Southern Expressway photo by Dhammika Heenpella
Took the Southern Expressway this weekend. These are my impressions. First – fast, empty, narrow and incomplete. It’s definitely fast, you can clock 120 without noticing it. It’s also really empty, saw what felt like 50 cars total. It’s also incomplete, not in that the road is incomplete, but in that it’s obviously part of a broader national highway system.
We took the Expressway going from Colombo to Matara. Getting from Colombo to the Kottawa interchange took a good hour and a half, but then the trip down the Expressway took just over an hour. The Pinnaduwa exit drops you basically in Unawatuna, but then it’s about another hour to Matara. Counting choo and food breaks, it took us about 4 hours, not a significant savings, but much more reasonable. You can get from Colombo to Matara in about five or six hours along the coastal road – if you drive like a crazy person, pass a hundred people and risk a fair amount of life. Now, once you get on the expressway, you just go.
Flatness Of Affect
A friend commented that this felt normal. Coming from America, is does. Everything looks purposefully built and not insane. There are no bullock carts, no kids playing on the road, there aren’t even any trishaws or motorcycles. It is a purpose driven road. This is also a bit of a strange experience. Travel in Sri Lanka usually involves taking roads that are not through cities and towns so much as a part of them. You have to pass through peoples lives, which is both dangerous and interesting.
On the Expressway it’s just a wormhole. You get in, pass a whole bunch of nothing, and then get out. The space in between is highly compressed and generic, you don’t experience space so much as time. You can get frustrated or infuriated on the Galle Road, but you rarely get bored. There are signboards to read, people to curse at, and you’re always within walking or looking distance from the sea. The Expressway can be boring.
Fast And Dangerous
I tried closing my eyes to sleep (wasn’t driving, rented a small bus) and I could feel the speed. It made me a bit uncomfortable. You’re effectively in a pipe most of the way, there isn’t much space on the shoulder and everything is railed in. If you blow a tire or get in an accident, you’ll just bounce around until you stop. Thankfully, there wasn’t much traffic at all, but it’s still a new sensation.

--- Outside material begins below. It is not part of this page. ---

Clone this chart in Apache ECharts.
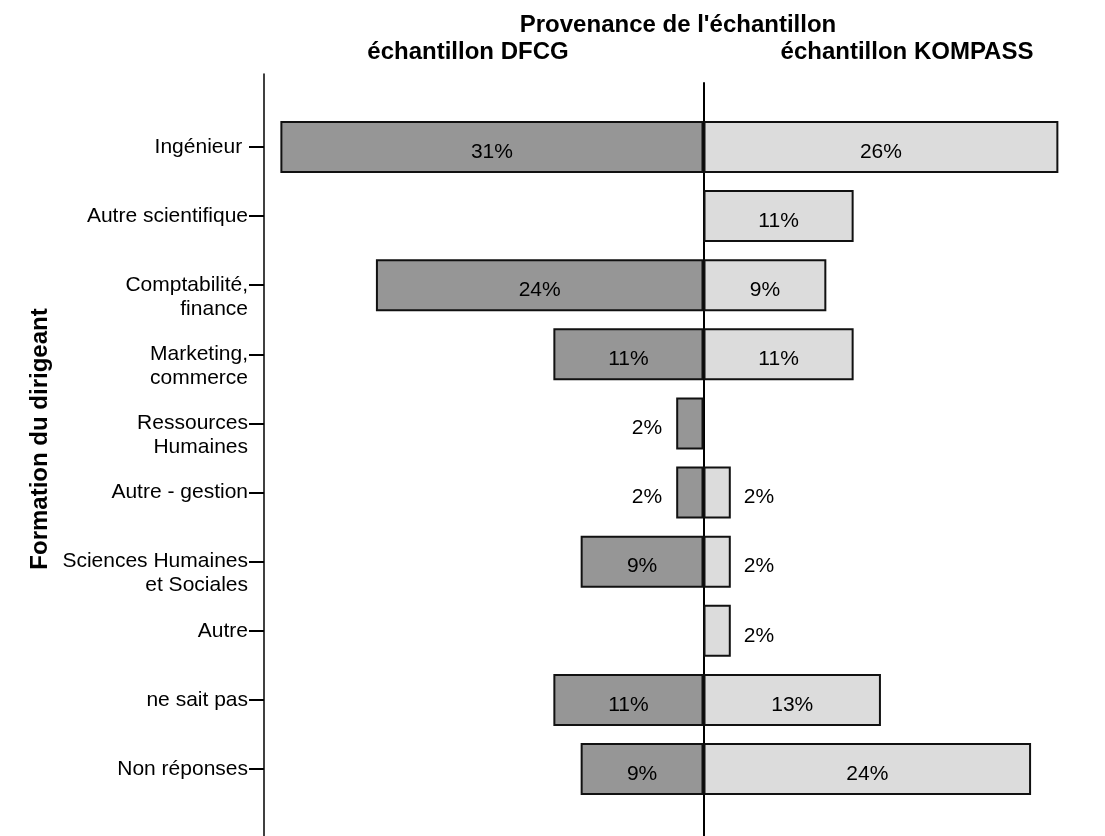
<!DOCTYPE html>
<html>
<head>
<meta charset="utf-8">
<title>Formation du dirigeant par provenance de l'échantillon</title>
<script src="https://cdn.jsdelivr.net/npm/echarts@6/dist/echarts.min.js"></script>
<style>
  html, body { margin: 0; padding: 0; background: #fff; }
  #chart { width: 1105px; height: 836px; }
</style>
</head>
<body>
<div id="chart"></div>
<script>
// Education of the company head, by sample source (percent of respondents)
const categories = [
  'Ingénieur ',
  'Autre scientifique',
  'Comptabilité,\nfinance',
  'Marketing,\ncommerce',
  'Ressources\nHumaines',
  'Autre - gestion',
  'Sciences Humaines\net Sociales',
  'Autre',
  'ne sait pas',
  'Non réponses'
];
const dfcgValues    = [31, null, 24, 11, 2, 2, 9, null, 11, 9];
const kompassValues = [26, 11, 9, 11, null, 2, 2, 2, 13, 24];

const chartTitle = "Provenance de l'échantillon";
const leftTitle = 'échantillon DFCG';
const rightTitle = 'échantillon KOMPASS';
const axisTitle = 'Formation du dirigeant';

const FONT = "'Liberation Sans', Arial, Helvetica, sans-serif";
const BOLD = 'bold 24px ' + FONT;
const X_MIN = -32.2, X_MAX = 29.05;

// Bars too narrow for their label get it placed outside
function items(values, side) {
  return values.map(v => {
    if (v === null) return { value: null };
    const val = side === 'left' ? -v : v;
    const inside = v >= 5;
    return {
      value: val,
      label: {
        position: inside ? 'inside' : (side === 'left' ? 'left' : 'right'),
        distance: side === 'left' ? 14 : 13
      }
    };
  });
}

const barLabel = {
  show: true,
  formatter: p => Math.abs(p.value) + '%',
  color: '#000',
  fontFamily: FONT,
  fontSize: 21,
  offset: [0, 5]
};

const chart = echarts.init(document.getElementById('chart'), null, { renderer: 'canvas' });

chart.setOption({
  animation: false,
  backgroundColor: '#fff',
  grid: [
    { left: 264, right: 5, top: 112.45, bottom: 32.45 },   // bars
    { left: 264, right: 5, top: 74, bottom: 0 },           // left axis line
    { left: 264, right: 5, top: 83, bottom: 0 }            // zero line
  ],
  xAxis: [
    { gridIndex: 0, type: 'value', min: X_MIN, max: X_MAX, show: false },
    { gridIndex: 1, type: 'value', min: X_MIN, max: X_MAX, show: false },
    { gridIndex: 2, type: 'value', min: X_MIN, max: X_MAX, show: false }
  ],
  yAxis: [
    {
      gridIndex: 0,
      type: 'category',
      data: categories,
      inverse: true,
      position: 'left',
      axisLine: { show: false, onZero: false },
      axisTick: { show: true, alignWithLabel: true, length: 15, lineStyle: { color: '#000', width: 2 } },
      axisLabel: {
        color: '#000',
        fontFamily: FONT,
        fontSize: 21,
        lineHeight: 24,
        align: 'right',
        verticalAlign: 'top',
        padding: [-12, 0, 0, 0],
        margin: 16
      },
      splitLine: { show: false }
    },
    {
      gridIndex: 1,
      type: 'value',
      position: 'left',
      axisLine: { show: true, onZero: false, lineStyle: { color: '#000', width: 1.5 } },
      axisTick: { show: false },
      axisLabel: { show: false },
      splitLine: { show: false }
    },
    {
      gridIndex: 2,
      type: 'value',
      axisLine: { show: true, onZero: true, lineStyle: { color: '#000', width: 2 } },
      axisTick: { show: false },
      axisLabel: { show: false },
      splitLine: { show: false }
    }
  ],
  series: [
    {
      name: 'échantillon DFCG',
      type: 'bar',
      xAxisIndex: 0,
      yAxisIndex: 0,
      barWidth: 52,
      barGap: '-100%',
      data: items(dfcgValues, 'left'),
      itemStyle: { color: '#969696', borderColor: '#111', borderWidth: 2 },
      label: barLabel
    },
    {
      name: 'échantillon KOMPASS',
      type: 'bar',
      xAxisIndex: 0,
      yAxisIndex: 0,
      barWidth: 52,
      barGap: '-100%',
      data: items(kompassValues, 'right'),
      itemStyle: { color: '#dcdcdc', borderColor: '#111', borderWidth: 2 },
      label: barLabel
    }
  ],
  graphic: [
    {
      type: 'text', x: 678, y: 25,
      style: { text: chartTitle, font: BOLD, fill: '#000', align: 'center', verticalAlign: 'middle' }
    },
    {
      type: 'text', x: 468, y: 52,
      style: { text: leftTitle, font: BOLD, fill: '#000', align: 'center', verticalAlign: 'middle' }
    },
    {
      type: 'text', x: 907, y: 52,
      style: { text: rightTitle, font: BOLD, fill: '#000', align: 'center', verticalAlign: 'middle' }
    },
    {
      type: 'text', x: 40, y: 439, rotation: Math.PI / 2,
      style: { text: axisTitle, font: BOLD, fill: '#000', align: 'center', verticalAlign: 'middle' }
    }
  ]
});
</script>
</body>
</html>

As it is, you have to connect to the Expressway through Kottawa, which means effectively going through Maharagama. Maharagama has insanely bad traffic going in to it and getting to the interchange will take you longer than the next 100k down south. This sorta works for people in Battaramulla and environs, but not really for everybody else.
As you enter the Expressway, however, you can see the next road their constructing, the outer circular road around Colombo which should connect to the airport. In that context, it all starts to make sense. Then people from Colombo can get on at any number of exits, and tourists and businesspeople can skip Colombo entirely if they desire.

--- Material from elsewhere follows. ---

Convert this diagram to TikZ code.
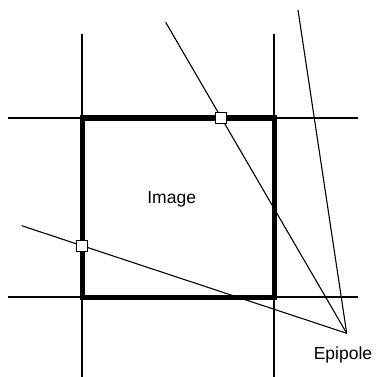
\documentclass[tikz,border=0pt]{standalone}
\usepackage{fontspec}
\setmainfont{Liberation Sans}
\begin{document}
\begin{tikzpicture}[x=1pt,y=-1pt,
  thin line/.style={line width=1.1pt,black},
  frame/.style={line width=5pt,black},
  marker/.style={draw=black,line width=1pt,fill=white,minimum size=11pt,inner sep=0pt,rectangle},
  lbl/.style={font=\fontsize{17.5}{20}\selectfont,inner sep=0pt,anchor=base}]
\useasboundingbox (0,0) rectangle (377,377);
% grid lines
\coordinate (vl1) at (82,34); \coordinate (vl2) at (82,377);
\coordinate (vr1) at (274,34); \coordinate (vr2) at (274,377);
\coordinate (ht1) at (8,118); \coordinate (ht2) at (358,118);
\coordinate (hb1) at (8,297); \coordinate (hb2) at (358,297);
\draw[thin line] (vl1) -- (vl2);
\draw[thin line] (vr1) -- (vr2);
\draw[thin line] (ht1) -- (ht2);
\draw[thin line] (hb1) -- (hb2);
% image frame
\draw[frame] (82,118) rectangle (274,297);
% epipolar lines
\coordinate (E) at (346.7,333.3);
\coordinate (s1) at (165.7,22.3);
\coordinate (s2) at (298,10);
\coordinate (s3) at (21.7,225.7);
\draw[thin line] (s1) -- (E);
\draw[thin line] (s2) -- (E);
\draw[thin line] (s3) -- (E);
% markers
\node[marker] (m1) at (221.4,118) {};
\node[marker] (m2) at (82,245.8) {};
% labels
\node[lbl] (img) at (171.7,203.3) {Image};
\node[lbl] (epi) at (343,359) {Epipole};
\end{tikzpicture}
\end{document}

Generally, quite impressed. Battaramulla and Unawatuna are now effectively next to each other. The road itself is noticeably narrow, but also noticeably well built and, above all, modern. Sometimes you travel and you get to a road or something and you’re like, this feels normal, as in, this is the international standard that’s been setup for road transport and you get the same feeling as in an airport. ie, there may be different things on the end of these pipes but the pipes are the same. This is the first time I’ve gotten that feeling in Sri Lanka.

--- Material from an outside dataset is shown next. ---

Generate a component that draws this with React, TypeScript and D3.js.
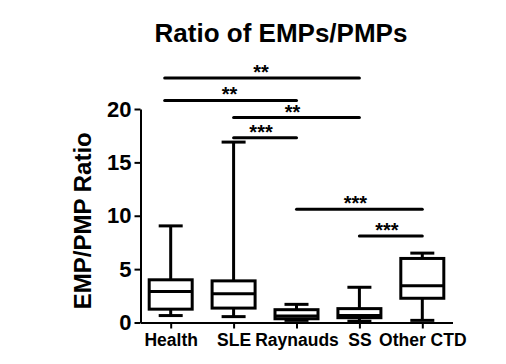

This really does open up a lot more of the country for travel, commuting and business. It also sorta furthers the class break going on whereby the minority of car owners get privileges over the masses that take public transit, motorbikes or trishaws. However, this road will make traffic on the Galle Road less I think, so in that way benefit everyone. At the least, however, I hope they start running a specialized bus service soon. A one hour shot to Galle is no joke, even if it takes you an hour and a half to get started.